One thing we discussed, both me and El and her and I, was how there are no roadmaps or blueprints for lesbian relationships. There is no preconceived way of being, there are no traditional relationship steps. And there is no special help for when your relationship doesn’t line up with what’s expected- both your own expectations and society’s. So what do we do then? We make our own rules, our own decisions based on gut instincts, and forge a new path. “Suckers will all tell you to keep watching for the ball/But we know better than that/Keep your eye on the bat”. Kempner ponders, “I don’t know if you experience this… But you can have something happen the day before, and that night you feel really confident, like you did the right thing.

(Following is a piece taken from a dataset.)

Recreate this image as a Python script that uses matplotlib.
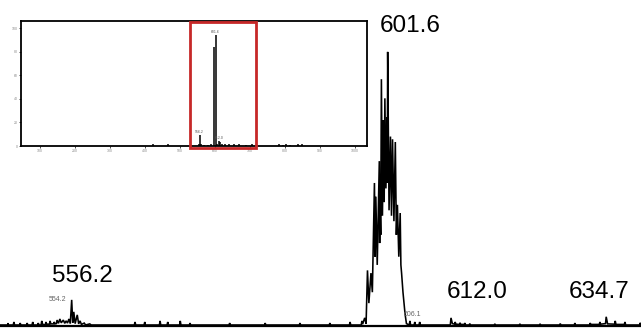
import matplotlib
matplotlib.use("Agg")
import matplotlib.pyplot as plt
from matplotlib.patches import Rectangle

plt.rcParams['font.family'] = ['Liberation Sans', 'DejaVu Sans']

# ---------------- main (zoomed) spectrum: profile points ----------------
main_mz = [545.9, 547.0, 547.05, 547.1, 547.8, 547.9, 548.0, 548.7, 548.8, 548.9,
           549.7, 549.8, 549.9, 550.5, 550.6, 550.7, 551.3, 551.4, 551.5, 551.8,
           551.9, 552.0, 552.4, 552.5, 552.6, 553.0, 553.1, 553.2, 553.6, 553.7,
           553.8, 554.0, 554.1, 554.3, 554.5, 554.7, 555.0, 555.2, 555.4, 555.6,
           555.8, 556.0, 556.2, 556.35, 556.5, 556.7, 557.0, 557.2, 557.4, 557.6,
           558.0, 558.2, 558.8, 559.0,
           565.2, 565.3, 565.4, 566.6, 566.7, 566.8, 568.8, 568.9, 569.0, 569.9,
           570.0, 570.1, 571.7, 571.8, 571.9, 573.1, 573.2, 573.3, 578.8, 578.9,
           579.0, 583.9, 584.0, 584.1, 588.9, 589.0, 589.1, 593.2, 593.3, 593.4,
           596.1, 596.2, 596.3, 597.8, 597.9, 598.0, 598.3, 598.5,
           598.7, 598.9, 599.2, 599.4, 599.7, 599.8, 599.9, 600.1, 600.4, 600.45,
           600.5, 600.6, 600.7, 600.85, 601.0, 601.1, 601.2, 601.35, 601.5, 601.55,
           601.6, 601.8, 602.0, 602.15, 602.3, 602.5, 602.7, 602.85, 603.0, 603.2,
           603.4, 603.5, 603.6, 603.8, 604.1, 604.3,
           604.7, 604.8, 604.9, 605.4, 605.5, 605.6, 606.1, 606.2, 606.3,
           610.6, 610.7, 610.9, 611.2, 611.3, 611.4, 611.9, 612.0, 612.1, 612.6,
           612.7, 612.8, 613.3, 613.4, 613.5, 616.9, 617.0, 617.1, 620.5, 620.6,
           620.7, 623.4, 623.5, 623.6, 626.3, 626.4, 626.5, 628.4, 628.5, 628.6,
           630.6, 630.7, 630.8, 632.0, 632.1, 632.2, 632.9, 633.0, 633.2, 634.2,
           634.3, 634.4, 635.6, 635.7, 635.8, 637.8, 637.9, 638.0]
main_int = [0, 0, 0.7, 0, 0, 1.1, 0, 0, 0.7, 0,
            0, 0.7, 0, 0, 1.1, 0, 0, 0.7, 0, 0,
            1.5, 0.3, 0, 1.1, 0.3, 0.3, 1.5, 0.4, 0.4, 1.1,
            0.4, 0.5, 1.8, 0.6, 2.2, 0.8, 1.8, 0.6, 1.5, 0.7,
            2.2, 0.5, 9.2, 0.8, 4.8, 0.5, 3.7, 0.4, 1.5, 0.2,
            0.7, 0, 0.4, 0,
            0, 1.1, 0, 0, 1.1, 0, 0, 1.5, 0, 0,
            1.1, 0, 0, 1.5, 0, 0, 0.7, 0, 0, 0.7,
            0, 0, 0.7, 0, 0, 0.7, 0, 0, 0.7, 0,
            0, 1.1, 0, 0, 1.5, 0.3, 2.6, 0.5,
            20, 8, 19, 12, 52, 25, 47, 22, 60, 30,
            46, 33, 90, 40, 75, 45, 83, 50, 76, 52,
            100, 42, 69, 40, 68, 38, 67, 33, 44, 25,
            41, 22, 19, 12, 4, 0.5,
            0, 1.5, 0, 0, 1.1, 0, 0, 1.1, 0,
            0, 2.6, 0.5, 0.3, 1.1, 0.3, 0.2, 0.8, 0.2, 0.2,
            0.7, 0, 0, 0.5, 0, 0, 0.4, 0, 0, 0.4,
            0, 0, 0.4, 0, 0, 0.5, 0, 0, 0.7, 0,
            0, 0.7, 0.2, 0.2, 1.1, 0.3, 0.5, 3.0, 0.4, 0.3,
            1.5, 0.2, 0.2, 1.1, 0, 0, 0.8, 0]

main_labels = ["556.2", "601.6", "612.0", "634.7"]
minor_labels = ["554.2", "606.1"]

# ---------------- inset (full range) stick spectrum ----------------
inset_mz = [423, 466, 554.2, 556.2, 560, 570, 580, 590, 597.0, 601.6,
            606, 612.0, 615, 620, 630, 640, 655, 670, 690, 705,
            783, 794, 803, 814, 837, 849]
inset_int = [1.5, 1.5, 2.0, 9.0, 1.5, 1.0, 1.0, 1.5, 84, 94,
             2.0, 4.5, 3.0, 2.0, 1.5, 2.0, 1.5, 1.5, 1.0, 1.5,
             1.5, 1.0, 1.5, 1.0, 1.5, 1.5]
inset_xticks = [100, 200, 300, 400, 500, 600, 700, 800, 900, 1000]
inset_yticks = [0, 20, 40, 60, 80, 100]
inset_labels = ["556.2", "601.6", "612.0"]

fig = plt.figure(figsize=(6.41, 3.29), dpi=100)
ax = fig.add_axes([0, 0, 1, 1])
ax.set_xlim(545.9, 638.0)
ax.set_ylim(-1.47, 119.0)
ax.axis('off')
ax.plot(main_mz, main_int, color='black', lw=1.15, solid_joinstyle='miter')
ax.axhline(-0.4, color='black', lw=1.6)

big = dict(fontsize=17.5, color='black', ha='center', va='baseline')
ax.text(557.7, 15.8, main_labels[0], **big)
ax.text(604.8, 107.1, main_labels[1], **big)
ax.text(614.4, 9.9, main_labels[2], **big)
ax.text(632.0, 9.9, main_labels[3], **big)
small = dict(fontsize=5, color='#666666', ha='center', va='baseline')
ax.text(554.2, 8.8, minor_labels[0], **small)
ax.text(605.2, 3.3, minor_labels[1], **small)

# inset
ins = fig.add_axes([21 / 641, (329 - 146) / 329, 346 / 641, 125 / 329])
ins.set_facecolor('white')
ins.set_xlim(45, 1035)
ins.set_ylim(0, 106)
ins.vlines(inset_mz, 0, inset_int, color='black', lw=1.1)
for s in ins.spines.values():
    s.set_linewidth(1.3)
    s.set_color('black')
ins.set_xticks(inset_xticks)
ins.set_yticks(inset_yticks)
ins.set_xticklabels([str(t) for t in inset_xticks], fontsize=2.5, color='#888888')
ins.set_yticklabels([str(t) for t in inset_yticks], fontsize=2.5, color='#888888')
ins.tick_params(length=1.2, width=0.5, pad=1)
tiny = dict(fontsize=2.5, color='#555555', ha='center', va='bottom')
ins.text(556.2, 10, inset_labels[0], **tiny)
ins.text(601.6, 95, inset_labels[1], **tiny)
ins.text(612.0, 5.5, inset_labels[2], **tiny)
ins.add_patch(Rectangle((528, -1.7), 189, 106.5, fill=False, edgecolor='#c62828',
                        lw=2.0, clip_on=False, zorder=5))

fig.savefig('out.png', dpi=100)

And then you wake up the next morning and you’re like “I fucked myself”. And then later, you’re like, “no, it was the right thing”. And then, by that time you’re so back and forth you’re like “I hate myself”, you know?” I do. “I feel like this break up really illuminated where I had confidence in decision making, but not confidence in how I executed those decisions. So I think it just has to do with the multi-faceted nature of conflict.”

It is September- a brief exhale and inhale as the seasons change slowly. Me and my girlfriend share a Spotify (I know, I know) and I can see her listening to Eye On The Bat. Over and over. Being able to see what she’s listening to while processing our fight is killing me in the objectively funniest way possible. Partially because somehow we’ve gone from talking about how cool El is to living aspects of what their album is pretty explicitly about. We meet up a week after our argument and she tells me with a morbid laugh that she listened to the whole album during work and felt absolutely great until the last track, ‘Fadin’, and broke down. 

That is a keen ability on Kempner’s part. If you just listened to the band, you might not catch the slow fallout they capture. Towards the end of our time together I ask Kempner how they confronted rumination and the whiplash of hindsight while in the studio. “Was it really hard?” “Really hard”. But luckily Kempner was able to work directly with their multi-instrumentalist friend Lars Bergen. Bergen, who Kempner also calls “basically my brother” was part of the growing pains and catharsis found during the recording process. The two of them would take smoke breaks and wonder what the other member of the relationship documented would think about the album. Bergen also acted as the official bullshit detector, Kemnper credits. 

Kempner tells me about co-producer Sam Owens pushing for scratch lyric takes and rough takes in general to really highlight the rawness their playing elicits. Owens can certainly be thanked for those jointed moments on the album where you’re not sure if things are devolving or growing legs. 

By early October she has sat me down underneath the tree in the side yard of my apartment as she nervously clicks her acrylics together. I think of all our time spent by willow trees, swimming, laughing at the gay beach. She comments that she feels like the cloudy, unsure sky above us. I tell her to find me when the sun parts. There’s no hiding how it all first starts.